Word for word, restate the lines from the start of the data below through the line containing "const labelOf = new".

* Start *

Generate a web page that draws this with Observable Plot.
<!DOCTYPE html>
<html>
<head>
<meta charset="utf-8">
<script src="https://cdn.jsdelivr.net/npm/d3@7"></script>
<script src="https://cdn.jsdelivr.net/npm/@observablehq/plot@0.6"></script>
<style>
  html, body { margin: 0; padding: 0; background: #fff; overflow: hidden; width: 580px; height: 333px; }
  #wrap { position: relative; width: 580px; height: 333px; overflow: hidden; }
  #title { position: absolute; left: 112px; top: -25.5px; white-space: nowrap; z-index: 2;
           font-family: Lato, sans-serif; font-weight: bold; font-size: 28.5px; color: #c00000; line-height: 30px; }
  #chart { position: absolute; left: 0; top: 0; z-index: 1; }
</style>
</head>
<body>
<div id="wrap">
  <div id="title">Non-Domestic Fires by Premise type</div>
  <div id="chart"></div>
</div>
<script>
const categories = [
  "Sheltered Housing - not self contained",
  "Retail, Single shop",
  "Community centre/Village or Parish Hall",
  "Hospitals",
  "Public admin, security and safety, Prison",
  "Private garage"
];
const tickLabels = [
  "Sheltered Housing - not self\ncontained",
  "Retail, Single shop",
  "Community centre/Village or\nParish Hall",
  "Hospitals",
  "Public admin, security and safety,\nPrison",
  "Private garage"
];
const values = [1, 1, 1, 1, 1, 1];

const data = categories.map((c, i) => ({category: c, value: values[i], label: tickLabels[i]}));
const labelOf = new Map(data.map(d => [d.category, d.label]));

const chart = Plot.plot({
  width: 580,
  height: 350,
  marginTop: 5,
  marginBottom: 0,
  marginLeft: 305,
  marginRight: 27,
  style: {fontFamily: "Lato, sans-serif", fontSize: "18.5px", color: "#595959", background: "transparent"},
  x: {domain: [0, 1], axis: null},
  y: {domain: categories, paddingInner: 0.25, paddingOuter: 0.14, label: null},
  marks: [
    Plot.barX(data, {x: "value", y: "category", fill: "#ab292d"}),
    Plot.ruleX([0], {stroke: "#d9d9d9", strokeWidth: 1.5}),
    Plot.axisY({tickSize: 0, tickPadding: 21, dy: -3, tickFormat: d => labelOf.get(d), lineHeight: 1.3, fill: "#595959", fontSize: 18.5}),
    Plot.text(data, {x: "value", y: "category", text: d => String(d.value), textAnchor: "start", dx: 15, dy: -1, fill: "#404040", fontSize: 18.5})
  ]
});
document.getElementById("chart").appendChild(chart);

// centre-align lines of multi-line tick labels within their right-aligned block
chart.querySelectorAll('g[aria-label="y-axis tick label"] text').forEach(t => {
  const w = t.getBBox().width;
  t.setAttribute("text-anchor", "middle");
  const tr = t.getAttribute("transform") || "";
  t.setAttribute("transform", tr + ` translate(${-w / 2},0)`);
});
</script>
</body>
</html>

* End *

◆ Solution below
Generate a web page that draws this with Observable Plot.
<!DOCTYPE html>
<html>
<head>
<meta charset="utf-8">
<script src="https://cdn.jsdelivr.net/npm/d3@7"></script>
<script src="https://cdn.jsdelivr.net/npm/@observablehq/plot@0.6"></script>
<style>
  html, body { margin: 0; padding: 0; background: #fff; overflow: hidden; width: 580px; height: 333px; }
  #wrap { position: relative; width: 580px; height: 333px; overflow: hidden; }
  #title { position: absolute; left: 112px; top: -25.5px; white-space: nowrap; z-index: 2;
           font-family: Lato, sans-serif; font-weight: bold; font-size: 28.5px; color: #c00000; line-height: 30px; }
  #chart { position: absolute; left: 0; top: 0; z-index: 1; }
</style>
</head>
<body>
<div id="wrap">
  <div id="title">Non-Domestic Fires by Premise type</div>
  <div id="chart"></div>
</div>
<script>
const categories = [
  "Sheltered Housing - not self contained",
  "Retail, Single shop",
  "Community centre/Village or Parish Hall",
  "Hospitals",
  "Public admin, security and safety, Prison",
  "Private garage"
];
const tickLabels = [
  "Sheltered Housing - not self\ncontained",
  "Retail, Single shop",
  "Community centre/Village or\nParish Hall",
  "Hospitals",
  "Public admin, security and safety,\nPrison",
  "Private garage"
];
const values = [1, 1, 1, 1, 1, 1];

const data = categories.map((c, i) => ({category: c, value: values[i], label: tickLabels[i]}));
const labelOf = new Map(data.map(d => [d.category, d.label]));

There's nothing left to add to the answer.